Re: The Full Julian Assange Interview

  • Share
  • Read Later

I find this passage from the TIME interview the most interesting:

One of the unintended consequences is the opposite effect, which is what we’ve seen with the Department of Defense, and even the State Department, here in the U.S., of trying to make secrets more impenetrable rather than less and trying to take precautions against what has happened from happening again in the future. How do you regard that?

Well, I think that’s very positive. Since 2006, we have been working along this philosophy that organizations which are abusive and need to be [in] the public eye. If their behavior is revealed to the public, they have one of two choices: one is to reform in such a way that they can be proud of their endeavors, and proud to display them to the public. Or the other is to lock down internally and to balkanize, and as a result, of course, cease to be as efficient as they were. To me, that is a very good outcome, because organizations can either be efficient, open and honest, or they can be closed, conspiratorial and inefficient.

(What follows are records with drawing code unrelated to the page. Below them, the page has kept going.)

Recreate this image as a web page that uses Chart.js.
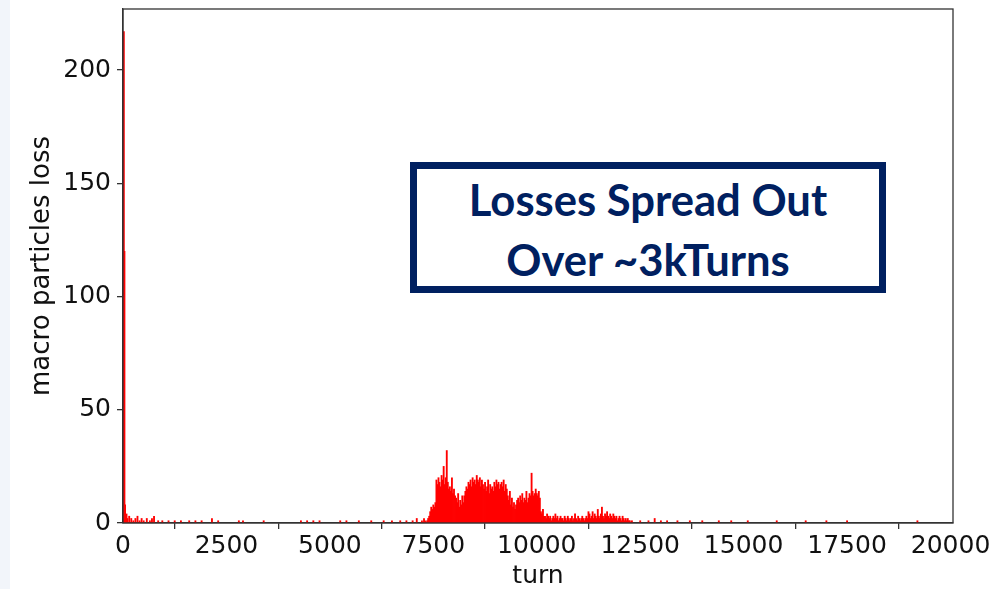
<!DOCTYPE html>
<html>
<head>
<meta charset="utf-8">
<script src="https://cdn.jsdelivr.net/npm/chart.js@4"></script>
<style>
  html, body { margin: 0; padding: 0; background: #fff; }
  .wrap { position: relative; width: 997px; height: 589px; overflow: hidden; }
  .strip { position: absolute; left: 0; top: 0; width: 10px; height: 589px; background: #f2f5fa; }
  .note {
    position: absolute; left: 410px; top: 162px; width: 476px; height: 131px;
    box-sizing: border-box; border: 7px solid #002060; background: #fff;
    color: #002060; font-family: Lato, "Open Sans", sans-serif; font-weight: 700;
    text-align: center; line-height: 60px; white-space: nowrap;
  }
</style>
</head>
<body>
<div class="wrap">
  <div class="strip"></div>
  <canvas id="lossChart" width="997" height="589"></canvas>
  <div class="note" id="note"><div>Losses Spread Out</div><div>Over ~3kTurns</div></div>
</div>
<script>
// losses right at injection
const spikeTurns = [20, 35];
const spikeLoss = [217, 120];

// scattered single losses before the main bump
const earlyTurns = [50, 65, 85, 105, 150, 200, 250, 300, 350, 400, 450, 500, 575, 650, 700, 750, 850, 950,
  1100, 1250, 1400, 1600, 1750, 1900, 2150, 2300, 2800, 2900, 3400, 4300, 4450, 4600, 4750, 5250, 5400,
  5700, 6000, 6300, 6500, 6700, 6850, 7000, 7100];
const earlyLoss = [8, 3, 4, 2, 3, 2, 1, 2, 3, 1, 2, 1, 2, 1, 2, 3, 1, 1,
  1, 1, 1, 1, 1, 1, 2, 1, 1, 1, 1, 1, 1, 1, 1, 1, 1,
  1, 1, 1, 1, 1, 1, 1, 2];

// main bump, 25 turn bins from turn 7200
const activeStart = 7200;
const activeStep = 25;
const activeLoss = [
  0, 1, 0, 2, 1, 0, 1, 2,
  3, 5, 7, 6,
  8, 7, 9,
  19, 17, 20,
  18, 16, 21, 19, 25, 17,
  20, 32, 18, 15,
  16, 14, 20, 13, 15, 12,
  11, 9, 13, 7, 10, 8, 12, 9,
  12, 14, 16, 15, 18, 17, 19, 16,
  20, 18, 19, 17, 21, 19, 18, 20, 16, 19,
  17, 15, 18, 14, 16, 19, 13, 17, 15, 16, 14, 18,
  16, 19, 17, 18, 15, 17,
  18, 16, 19, 14, 17, 15,
  12, 10, 14, 8, 11, 7, 9, 6,
  8, 10, 11, 9, 12, 10, 13, 9, 11, 10, 14, 9,
  11, 13, 12, 22, 14, 12, 13, 15,
  13, 12, 14, 11,
  5, 4, 6, 3,
  3, 2, 4, 3, 2, 3, 1, 2, 3, 2, 4, 2, 3, 1, 2, 3, 2, 2, 1, 3,
  2, 1, 3, 2, 1, 2, 3, 1, 2, 4, 2, 1, 3, 2, 1, 2, 3, 2, 1, 2,
  3, 2, 5, 4, 2, 3, 5, 2, 4, 3, 2, 6, 3, 2, 4, 7, 3, 2, 4, 3,
  5, 3, 2, 4, 3, 2, 4, 3, 2, 3, 1, 2,
  3, 2, 1, 3, 2, 1, 2, 1, 2, 1, 1, 0, 1, 0
];

// scattered losses after the bump
const lateTurns = [12500, 12700, 12850, 13000, 13150, 13400, 13700, 14000, 14400, 14700, 15100, 15800, 16500, 17000, 17500, 19200];
const lateLoss = [1, 1, 2, 1, 1, 1, 1, 1, 1, 1, 1, 1, 1, 1, 1, 1];

const xTicks = [0, 2500, 5000, 7500, 10000, 12500, 15000, 17500, 20000];
const yTicks = [0, 50, 100, 150, 200];

const points = [];
spikeTurns.forEach((t, i) => points.push({ x: t, y: spikeLoss[i] }));
earlyTurns.forEach((t, i) => points.push({ x: t, y: earlyLoss[i] }));
activeLoss.forEach((v, i) => points.push({ x: activeStart + i * activeStep, y: v }));
lateTurns.forEach((t, i) => points.push({ x: t, y: lateLoss[i] }));

const frame = {
  id: 'frame',
  afterDatasetsDraw(chart) {
    const { ctx, chartArea: a } = chart;
    ctx.save();
    ctx.strokeStyle = '#333';
    ctx.lineWidth = 1.3;
    ctx.strokeRect(a.left, a.top, a.right - a.left, a.bottom - a.top);
    ctx.restore();
  }
};

const tickFont = { family: 'DejaVu Sans', size: 25 };
const noPad = s => { s.paddingTop = 0; s.paddingBottom = 0; s.paddingLeft = 0; s.paddingRight = 0; };

new Chart(document.getElementById('lossChart'), {
  type: 'bar',
  data: {
    datasets: [{
      data: points,
      backgroundColor: '#ff0000',
      borderWidth: 0,
      barThickness: 1.2,
      grouped: false
    }]
  },
  options: {
    responsive: false,
    devicePixelRatio: 1,
    animation: false,
    layout: { padding: { top: 9, right: 44, left: 0, bottom: 0 } },
    plugins: { legend: { display: false }, tooltip: { enabled: false } },
    scales: {
      x: {
        type: 'linear',
        min: 0,
        max: 20060,
        offset: false,
        afterBuildTicks: s => { s.ticks = xTicks.map(v => ({ value: v })); },
        afterFit: s => { s.height = 66; noPad(s); },
        grid: { drawOnChartArea: false, drawTicks: true, tickLength: 6, color: '#333', lineWidth: 1.3 },
        border: { color: '#333', width: 1.3 },
        ticks: { maxRotation: 0, autoSkip: false, color: '#111', font: tickFont, padding: 2, callback: v => String(v) },
        title: { display: true, text: 'turn', color: '#111', font: { family: 'DejaVu Sans', size: 25, lineHeight: 1 }, padding: { top: 0, bottom: 0 } }
      },
      y: {
        min: 0,
        max: 227,
        afterBuildTicks: s => { s.ticks = yTicks.map(v => ({ value: v })); },
        afterFit: s => { s.width = 123; noPad(s); },
        grid: { drawOnChartArea: false, drawTicks: true, tickLength: 6, color: '#333', lineWidth: 1.3 },
        border: { color: '#333', width: 1.3 },
        ticks: { color: '#111', font: tickFont, padding: 6, callback: v => String(v) },
        title: { display: true, text: 'macro particles loss', color: '#111', font: { family: 'DejaVu Sans', size: 26, lineHeight: 1 }, padding: { top: 29, bottom: 0 } }
      }
    }
  },
  plugins: [frame]
});

// size the annotation text to the box
const note = document.getElementById('note');
const mctx = document.createElement('canvas').getContext('2d');
let fs = 40;
mctx.font = `700 ${fs}px Lato`;
fs = fs * 358 / mctx.measureText('Losses Spread Out').width;
note.style.fontSize = fs.toFixed(1) + 'px';
</script>
</body>
</html>
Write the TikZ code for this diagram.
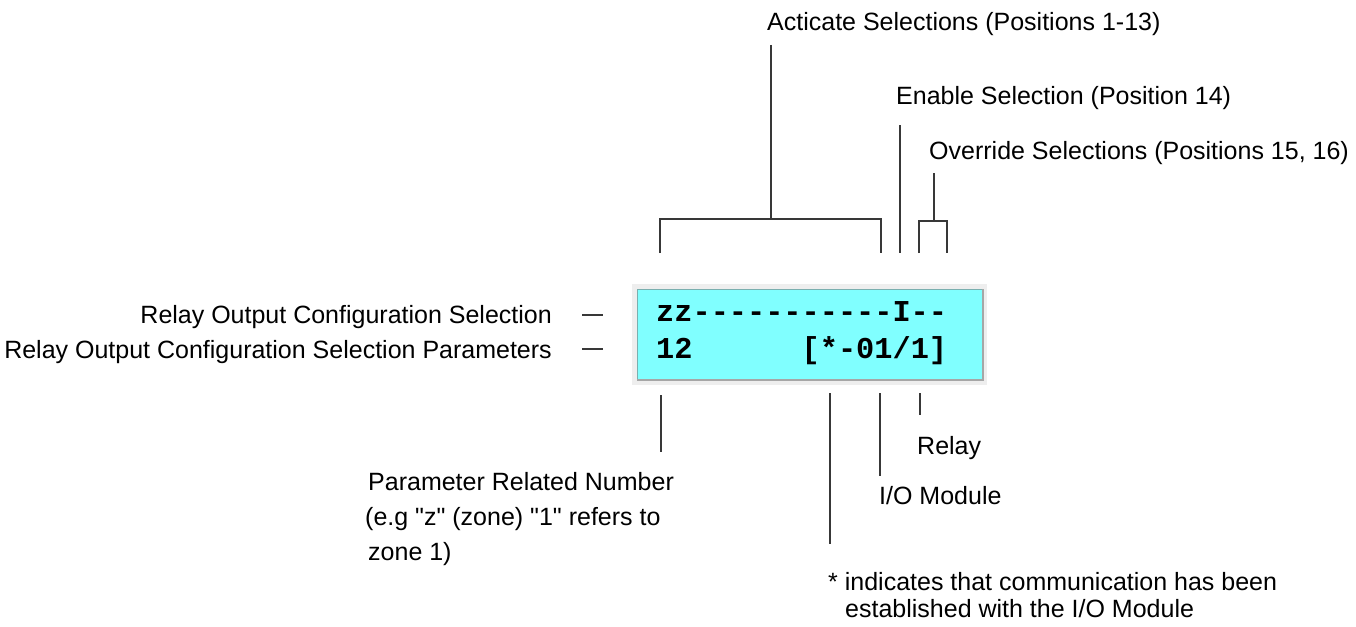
\documentclass[tikz,border=0pt]{standalone}
\usepackage{fontspec}
\setmainfont{Liberation Sans}
\setmonofont{Liberation Mono}
\usetikzlibrary{positioning,calc}
\definecolor{lcdColor}{HTML}{80FFFF}
\definecolor{lineColor}{HTML}{383838}
\definecolor{haloColor}{HTML}{EEEEEE}
\definecolor{rimColor}{HTML}{7AAFAF}
\tikzset{
	lbl/.style={inner sep=0, anchor=base west, font=\fontsize{25}{35}\selectfont},
	lcdrow/.style={inner sep=0, anchor=base west, font=\ttfamily\bfseries\fontsize{30.3}{37}\selectfont},
	lead/.style={draw=lineColor, line width=1.8pt}
}

\begin{document}
\begin{tikzpicture}[x=1pt,y=-1pt]
	\useasboundingbox (0,0) rectangle (1356,626);
	% display
	\fill[haloColor] (632,284) rectangle (987,385);
	\node[draw=rimColor, fill=lcdColor, line width=1pt, minimum width=345pt, minimum height=90pt, inner sep=0, anchor=north west] (lcd) at (637,289) {};
	\draw[gray!70, line width=1.2pt] (lcd.south west) -- (lcd.south east) -- (lcd.north east);
	\node[lcdrow] (row1) at (656,321) {zz-----------I--};
	\node[lcdrow] (row2) at (656,358) {12\hphantom{000000}[*-01/1]};
	
	% labels
	\node[lbl] (act) at (767,31) {Acticate Selections (Positions 1-13)};
	\node[lbl] (ena) at (896,104) {Enable Selection (Position 14)};
	\node[lbl] (ovr) at (929,159) {Override Selections (Positions 15, 16)};
	\node[lbl, anchor=base east] (cfg) at (552,323) {Relay Output Configuration Selection};
	\node[lbl, anchor=base east] (par) at (552,358) {Relay Output Configuration Selection Parameters};
	\node[lbl, align=left] (prn) at (368,560) {Parameter Related Number\\\hspace*{-3pt}(e.g \textquotedbl z\textquotedbl{} (zone) \textquotedbl 1\textquotedbl{} refers to\\zone 1)};
	\node[lbl] (rly) at (917,454) {Relay};
	\node[lbl] (iom) at (879,504) {I/O Module};
	\node[lbl, align=left, font=\fontsize{25}{27}\selectfont] (ast) at (828,617) {* indicates that communication has been\\\hspace*{17pt}established with the I/O Module};
	
	% leader ends
	\coordinate (actTop) at (771,45);
	\coordinate (actBar) at (771,219);
	\coordinate (actL) at (660,253);
	\coordinate (actR) at (881,253);
	\coordinate (enaTop) at (900,125);
	\coordinate (enaBot) at (900,253);
	\coordinate (ovrTop) at (934,173);
	\coordinate (ovrBar) at (934,221);
	\coordinate (ovrL) at (919,253);
	\coordinate (ovrR) at (947,253);
	\coordinate (cfgA) at (582,315);
	\coordinate (cfgB) at (603,315);
	\coordinate (parA) at (582,349);
	\coordinate (parB) at (603,349);
	\coordinate (prnTop) at (661,395);
	\coordinate (prnBot) at (661,452);
	\coordinate (astTop) at (830,393);
	\coordinate (astBot) at (830,544);
	\coordinate (iomTop) at (880,393);
	\coordinate (iomBot) at (880,476);
	\coordinate (rlyTop) at (920,393);
	\coordinate (rlyBot) at (920,415);
	
	\draw[lead] (actTop) -- (actBar);
	\draw[lead] (actL) |- (actBar) -| (actR);
	\draw[lead] (enaTop) -- (enaBot);
	\draw[lead] (ovrTop) -- (ovrBar);
	\draw[lead] (ovrL) |- (ovrBar) -| (ovrR);
	\draw[lead] (cfgA) -- (cfgB);
	\draw[lead] (parA) -- (parB);
	\draw[lead] (prnTop) -- (prnBot);
	\draw[lead] (astTop) -- (astBot);
	\draw[lead] (iomTop) -- (iomBot);
	\draw[lead] (rlyTop) -- (rlyBot);
\end{tikzpicture}
\end{document}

So Assange’s argument is that by pushing the United States government to be more secretive and less efficient he is actually accomplishing the good Lord’s work of striking a blow against secrecy and inefficiency. It’s quite a turn of logic.

I agree with Assange that it is still way to early to know whether the negative ramifications of the WikiLeaks disclosures outweigh the positive ones, or visa versa, but I’m not sure it’s all that convincing to argue that the negative ramifications are also positive.

Ross Douthat, at the New York Times, argues exactly the opposite conclusion, in fact, rather persuasively.

The hyperbole of certain Republicans notwithstanding, Assange is not a terrorist. But he has this much in common with al Qaeda: In response to what they perceive as the inherent injustice of the American empire, both the jihadis and the Australian anarchist are willing to take steps that they know will make the United States more imperial in the short term — in Al Qaeda’s case, acts of terrorism that inspire American military interventions in the Muslim world; in Assange’s case, information dumps that inspire ever-greater secrecy and centralization in the federal bureaucracy — in the hopes that the system will eventually collapse under its own weight and “more open forms of governance” (or, I suppose, a global caliphate) can take its place.

The problem, though, is that the American national security state is almost certainly more resilient than either Assange or Osama bin Laden seems to think. Which means that their efforts at sabotage have little chance (by design) of prompting any actual reforms in the system they despise, a vanishingly small chance of actually bringing the whole thing to its knees — and a substantial chance of just making life worse for everybody, inside and outside the United States government alike.